What the task asks: Print the listing in its entirety and exactly, leaving out images.

Data shown:

--- START ---

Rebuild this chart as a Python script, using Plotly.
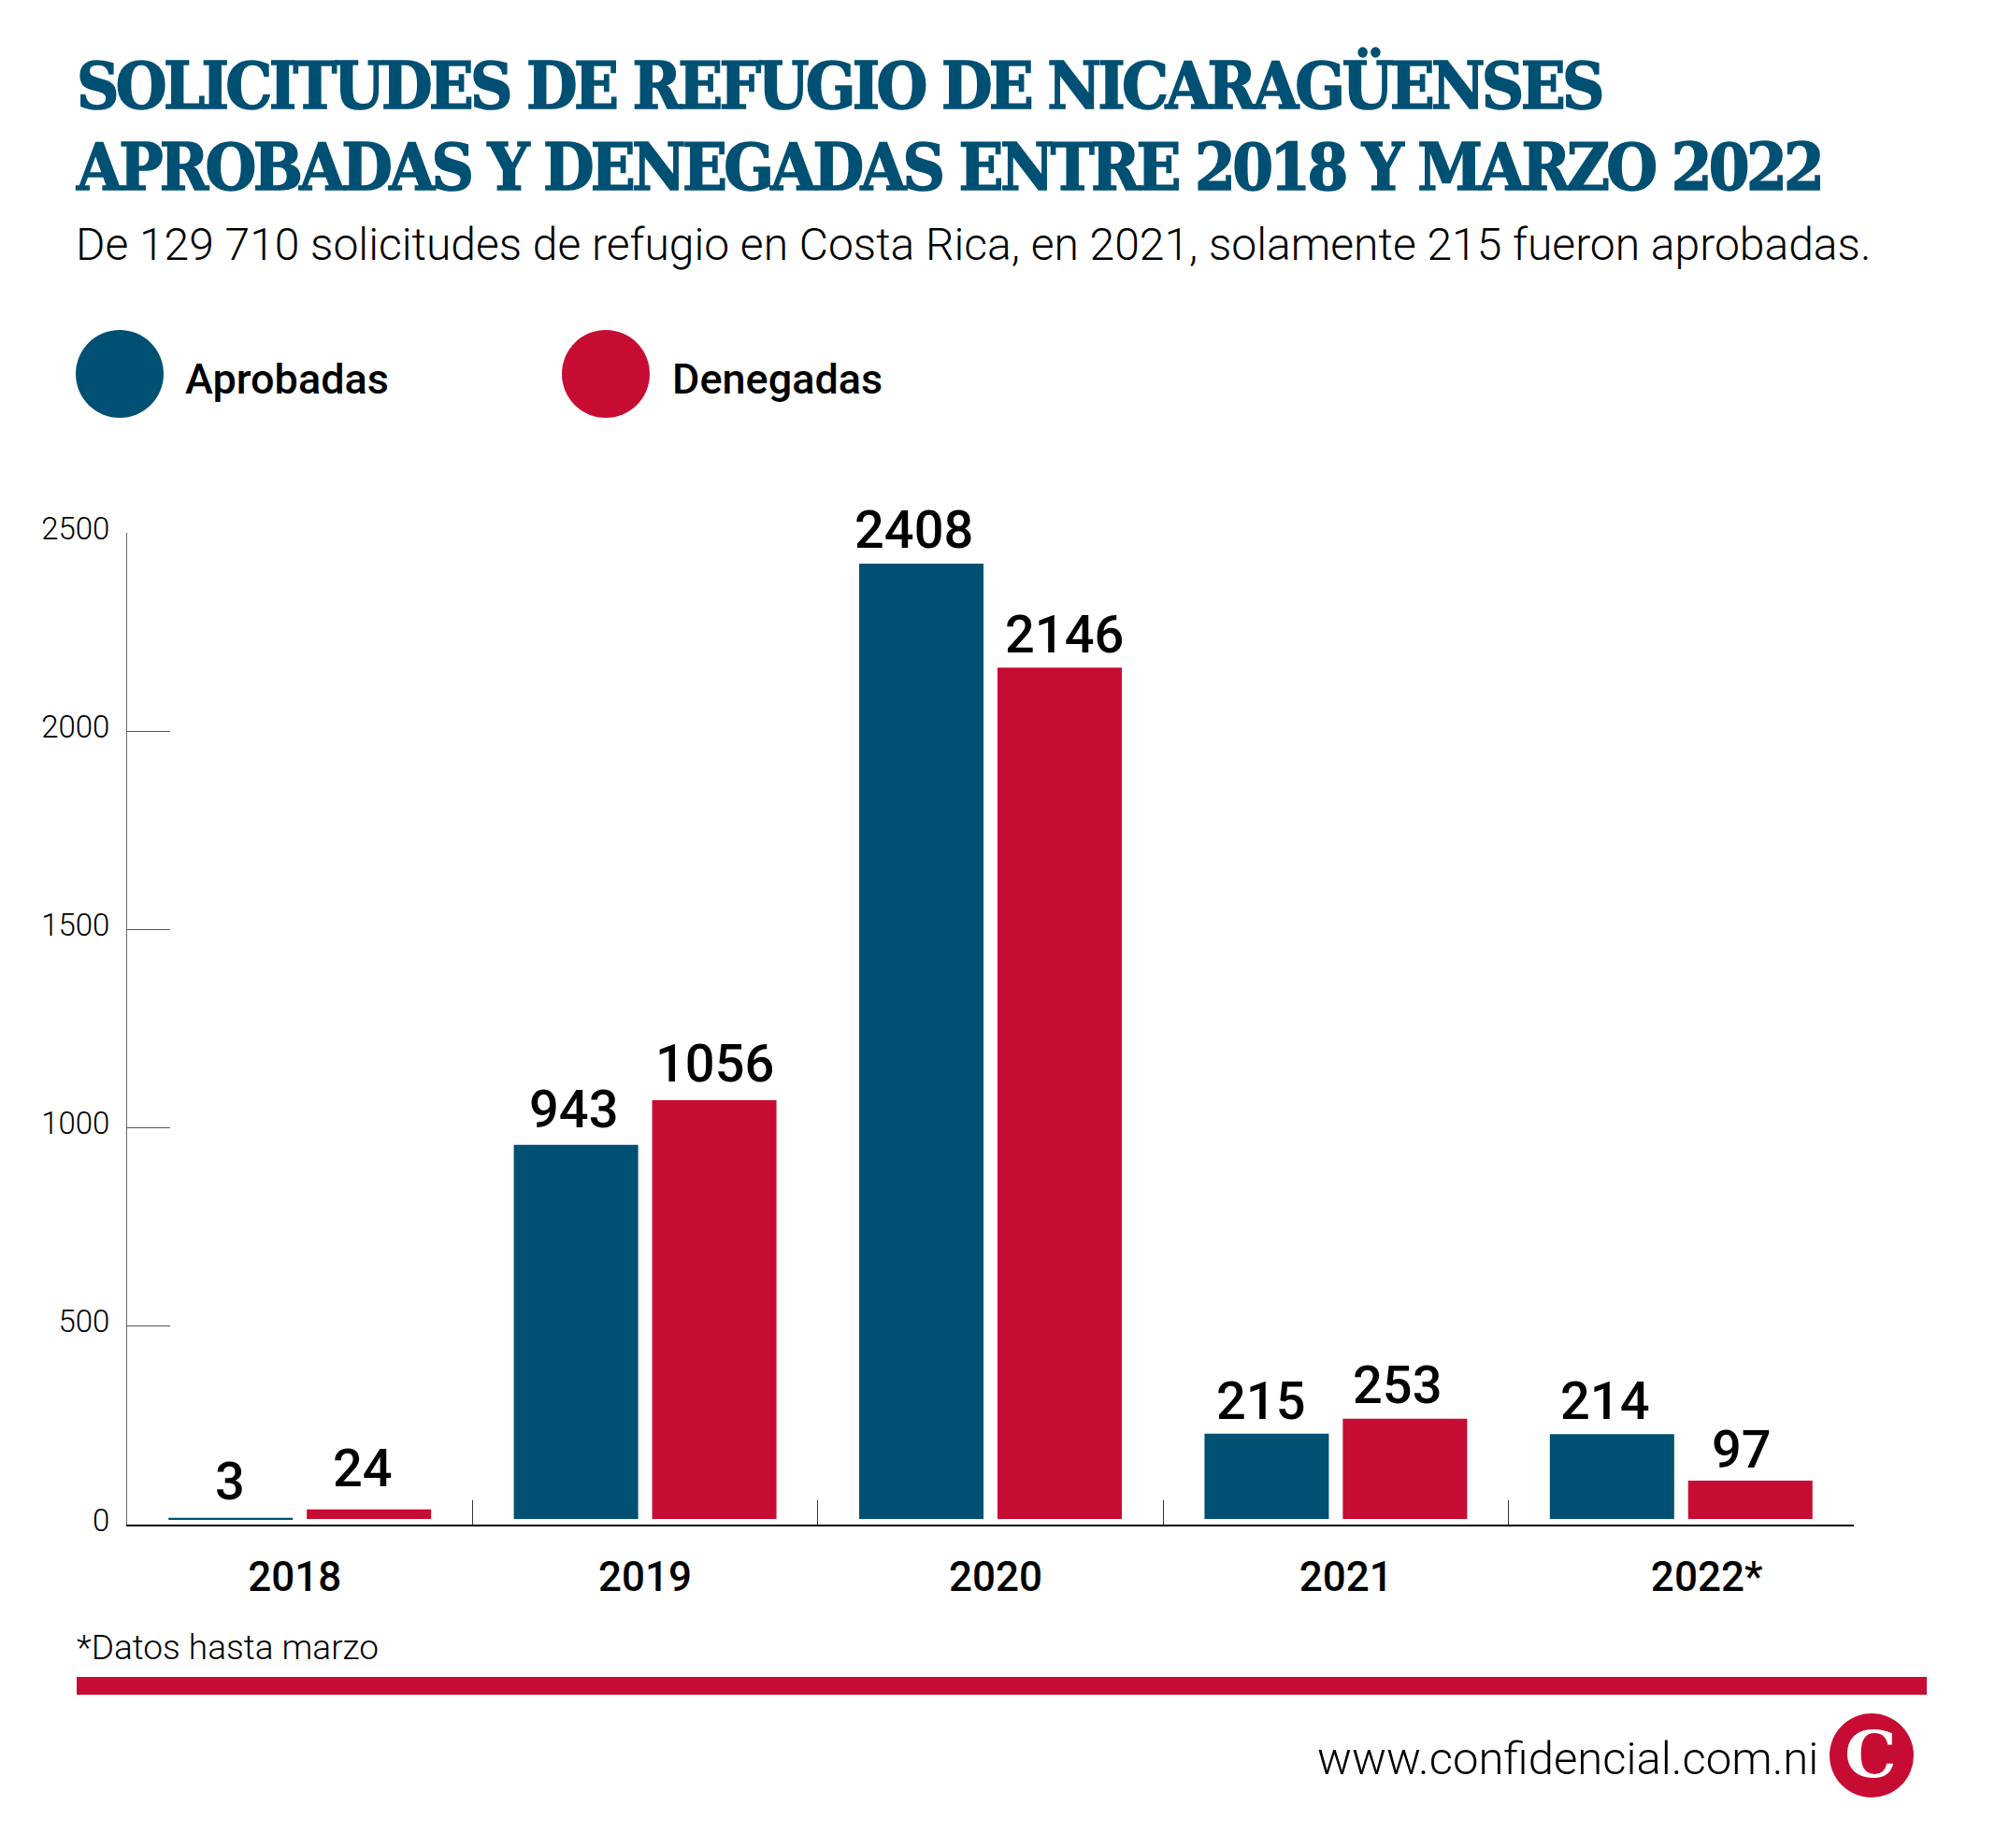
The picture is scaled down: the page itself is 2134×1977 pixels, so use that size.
import plotly.graph_objects as go

# ---------- data ----------
years = ["2018", "2019", "2020", "2021", "2022*"]
aprobadas = [3, 943, 2408, 215, 214]
denegadas = [24, 1056, 2146, 253, 97]
y_ticks = [0, 500, 1000, 1500, 2000, 2500]
series_names = ["Aprobadas", "Denegadas"]

# ---------- style ----------
BLUE = "#005073"
RED = "#c70c33"
W, H = 2134, 1977
L, R, T, B = 136, 1983, 570, 1631   # plot area in page pixels
BAR_LIFT = 14                       # bars float a little above the axis line
SANS = "Roboto"
SLAB = "DejaVu Serif Condensed"
# hand placement of the value labels relative to their bars, in pixels
BLUE_NUDGE_X = [-1, -3, -8, -6, -8]
RED_NUDGE_X = [-7, 0, 5, -8, -9]
BLUE_NUDGE_Y = [3, 2, 0, -1, -1]
RED_NUDGE_Y = [8, 3, -1, 0, -3]
# the year labels sit slightly off-centre in the reference: pad with no-break spaces
NB = "\u00a0"
tick_text = [years[0] + NB, years[1], NB + years[2], NB * 2 + years[3], NB * 5 + years[4]]


def px(x):
    return (x - L) / (R - L)


def py(y):
    return (B - y) / (B - T)


def text(x, y, s, size, weight=400, color="#000", anchor="left", family=SANS):
    return dict(xref="paper", yref="paper", x=px(x), y=py(y), text=s, showarrow=False,
                xanchor=anchor, yanchor="middle", align=anchor,
                font=dict(family=family, size=size, weight=weight, color=color))


def disc(cx, cy, r, color):
    return dict(type="circle", xref="paper", yref="paper", x0=px(cx - r), x1=px(cx + r),
                y0=py(cy + r), y1=py(cy - r), fillcolor=color, line_width=0, layer="above")


fig = go.Figure()
for name, vals, col in zip(series_names, [aprobadas, denegadas], [BLUE, RED]):
    fig.add_bar(x=years, y=vals, base=BAR_LIFT, name=name, marker=dict(color=col, line_width=0))

annotations = []
for vals, nx, ny, off in [(aprobadas, BLUE_NUDGE_X, BLUE_NUDGE_Y, -74), (denegadas, RED_NUDGE_X, RED_NUDGE_Y, 74)]:
    for i, (v, dx, dy) in enumerate(zip(vals, nx, ny)):
        annotations.append(dict(x=i, y=v + BAR_LIFT, xref="x", yref="y", text=str(v), showarrow=False,
                                xanchor="center", yanchor="bottom", xshift=off + dx, yshift=1 + dy,
                                font=dict(family=SANS, size=56, weight=500, color="#000")))

annotations += [
    text(79, 261, "De 129 710 solicitudes de refugio en Costa Rica, en 2021, solamente 215 fueron aprobadas.", 48, 300),
    text(196, 405, series_names[0], 45, 500),
    text(717, 405, series_names[1], 45, 500),
    text(80, 1762, "*Datos hasta marzo", 37, 300),
    text(1947, 1881, "www.confidencial.com.ni", 49, 300, anchor="right"),
    text(2001, 1876, "C", 70, 700, "#fff", "center", "DejaVu Serif"),
]

shapes = [
    disc(128, 400, 47, BLUE),
    disc(648, 400, 47, RED),
    dict(type="rect", xref="paper", yref="paper", x0=px(82), x1=px(2061), y0=py(1813), y1=py(1794),
         fillcolor=RED, line_width=0),
    disc(2002, 1878, 45, RED),
]

title_span = '<span style="font-size:70px;letter-spacing:-3.7px;stroke:#005073;stroke-width:1.5px">%s</span>'
fig.update_layout(
    width=W, height=H, margin=dict(l=L, r=W - R, t=T, b=H - B),
    paper_bgcolor="#fff", plot_bgcolor="#fff", showlegend=False,
    barmode="group", bargap=0.199, bargroupgap=0.101,
    title=dict(text=title_span % "SOLICITUDES DE REFUGIO DE NICARAGÜENSES" + "<br>" + title_span % "APROBADAS Y DENEGADAS ENTRE 2018 Y MARZO 2022",
               xref="container", yref="container", x=82 / W, xanchor="left", y=1 - 116 / H, yanchor="middle",
               font=dict(family=SLAB, size=67, weight=700, color=BLUE)),
    xaxis=dict(type="category", tickmode="array", tickvals=years, ticktext=tick_text,
               tickson="boundaries", ticks="inside", ticklen=26, tickwidth=1, tickcolor="#333",
               showline=True, linecolor="#000", linewidth=2, showgrid=False, zeroline=False, tickangle=0,
               ticklabelstandoff=16,
               tickfont=dict(family=SANS, size=44, weight=500, color="#000")),
    yaxis=dict(range=[0, 2500], tickvals=y_ticks, ticks="inside", ticklen=46, tickwidth=1, tickcolor="#555",
               showline=True, linecolor="#666", linewidth=1, showgrid=False, zeroline=False,
               ticklabelstandoff=11, ticklabelshift=-5,
               tickfont=dict(family=SANS, size=33, weight=300, color="#000")),
    annotations=annotations, shapes=shapes,
)

fig.write_html("out.html", post_script="document.body.style.margin='0';", config={"displayModeBar": False})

--- END ---

Finished exercise:
Rebuild this chart as a Python script, using Plotly.
The picture is scaled down: the page itself is 2134×1977 pixels, so use that size.
import plotly.graph_objects as go

# ---------- data ----------
years = ["2018", "2019", "2020", "2021", "2022*"]
aprobadas = [3, 943, 2408, 215, 214]
denegadas = [24, 1056, 2146, 253, 97]
y_ticks = [0, 500, 1000, 1500, 2000, 2500]
series_names = ["Aprobadas", "Denegadas"]

# ---------- style ----------
BLUE = "#005073"
RED = "#c70c33"
W, H = 2134, 1977
L, R, T, B = 136, 1983, 570, 1631   # plot area in page pixels
BAR_LIFT = 14                       # bars float a little above the axis line
SANS = "Roboto"
SLAB = "DejaVu Serif Condensed"
# hand placement of the value labels relative to their bars, in pixels
BLUE_NUDGE_X = [-1, -3, -8, -6, -8]
RED_NUDGE_X = [-7, 0, 5, -8, -9]
BLUE_NUDGE_Y = [3, 2, 0, -1, -1]
RED_NUDGE_Y = [8, 3, -1, 0, -3]
# the year labels sit slightly off-centre in the reference: pad with no-break spaces
NB = "\u00a0"
tick_text = [years[0] + NB, years[1], NB + years[2], NB * 2 + years[3], NB * 5 + years[4]]


def px(x):
    return (x - L) / (R - L)


def py(y):
    return (B - y) / (B - T)


def text(x, y, s, size, weight=400, color="#000", anchor="left", family=SANS):
    return dict(xref="paper", yref="paper", x=px(x), y=py(y), text=s, showarrow=False,
                xanchor=anchor, yanchor="middle", align=anchor,
                font=dict(family=family, size=size, weight=weight, color=color))


def disc(cx, cy, r, color):
    return dict(type="circle", xref="paper", yref="paper", x0=px(cx - r), x1=px(cx + r),
                y0=py(cy + r), y1=py(cy - r), fillcolor=color, line_width=0, layer="above")


fig = go.Figure()
for name, vals, col in zip(series_names, [aprobadas, denegadas], [BLUE, RED]):
    fig.add_bar(x=years, y=vals, base=BAR_LIFT, name=name, marker=dict(color=col, line_width=0))

annotations = []
for vals, nx, ny, off in [(aprobadas, BLUE_NUDGE_X, BLUE_NUDGE_Y, -74), (denegadas, RED_NUDGE_X, RED_NUDGE_Y, 74)]:
    for i, (v, dx, dy) in enumerate(zip(vals, nx, ny)):
        annotations.append(dict(x=i, y=v + BAR_LIFT, xref="x", yref="y", text=str(v), showarrow=False,
                                xanchor="center", yanchor="bottom", xshift=off + dx, yshift=1 + dy,
                                font=dict(family=SANS, size=56, weight=500, color="#000")))

annotations += [
    text(79, 261, "De 129 710 solicitudes de refugio en Costa Rica, en 2021, solamente 215 fueron aprobadas.", 48, 300),
    text(196, 405, series_names[0], 45, 500),
    text(717, 405, series_names[1], 45, 500),
    text(80, 1762, "*Datos hasta marzo", 37, 300),
    text(1947, 1881, "www.confidencial.com.ni", 49, 300, anchor="right"),
    text(2001, 1876, "C", 70, 700, "#fff", "center", "DejaVu Serif"),
]

shapes = [
    disc(128, 400, 47, BLUE),
    disc(648, 400, 47, RED),
    dict(type="rect", xref="paper", yref="paper", x0=px(82), x1=px(2061), y0=py(1813), y1=py(1794),
         fillcolor=RED, line_width=0),
    disc(2002, 1878, 45, RED),
]

title_span = '<span style="font-size:70px;letter-spacing:-3.7px;stroke:#005073;stroke-width:1.5px">%s</span>'
fig.update_layout(
    width=W, height=H, margin=dict(l=L, r=W - R, t=T, b=H - B),
    paper_bgcolor="#fff", plot_bgcolor="#fff", showlegend=False,
    barmode="group", bargap=0.199, bargroupgap=0.101,
    title=dict(text=title_span % "SOLICITUDES DE REFUGIO DE NICARAGÜENSES" + "<br>" + title_span % "APROBADAS Y DENEGADAS ENTRE 2018 Y MARZO 2022",
               xref="container", yref="container", x=82 / W, xanchor="left", y=1 - 116 / H, yanchor="middle",
               font=dict(family=SLAB, size=67, weight=700, color=BLUE)),
    xaxis=dict(type="category", tickmode="array", tickvals=years, ticktext=tick_text,
               tickson="boundaries", ticks="inside", ticklen=26, tickwidth=1, tickcolor="#333",
               showline=True, linecolor="#000", linewidth=2, showgrid=False, zeroline=False, tickangle=0,
               ticklabelstandoff=16,
               tickfont=dict(family=SANS, size=44, weight=500, color="#000")),
    yaxis=dict(range=[0, 2500], tickvals=y_ticks, ticks="inside", ticklen=46, tickwidth=1, tickcolor="#555",
               showline=True, linecolor="#666", linewidth=1, showgrid=False, zeroline=False,
               ticklabelstandoff=11, ticklabelshift=-5,
               tickfont=dict(family=SANS, size=33, weight=300, color="#000")),
    annotations=annotations, shapes=shapes,
)

fig.write_html("out.html", post_script="document.body.style.margin='0';", config={"displayModeBar": False})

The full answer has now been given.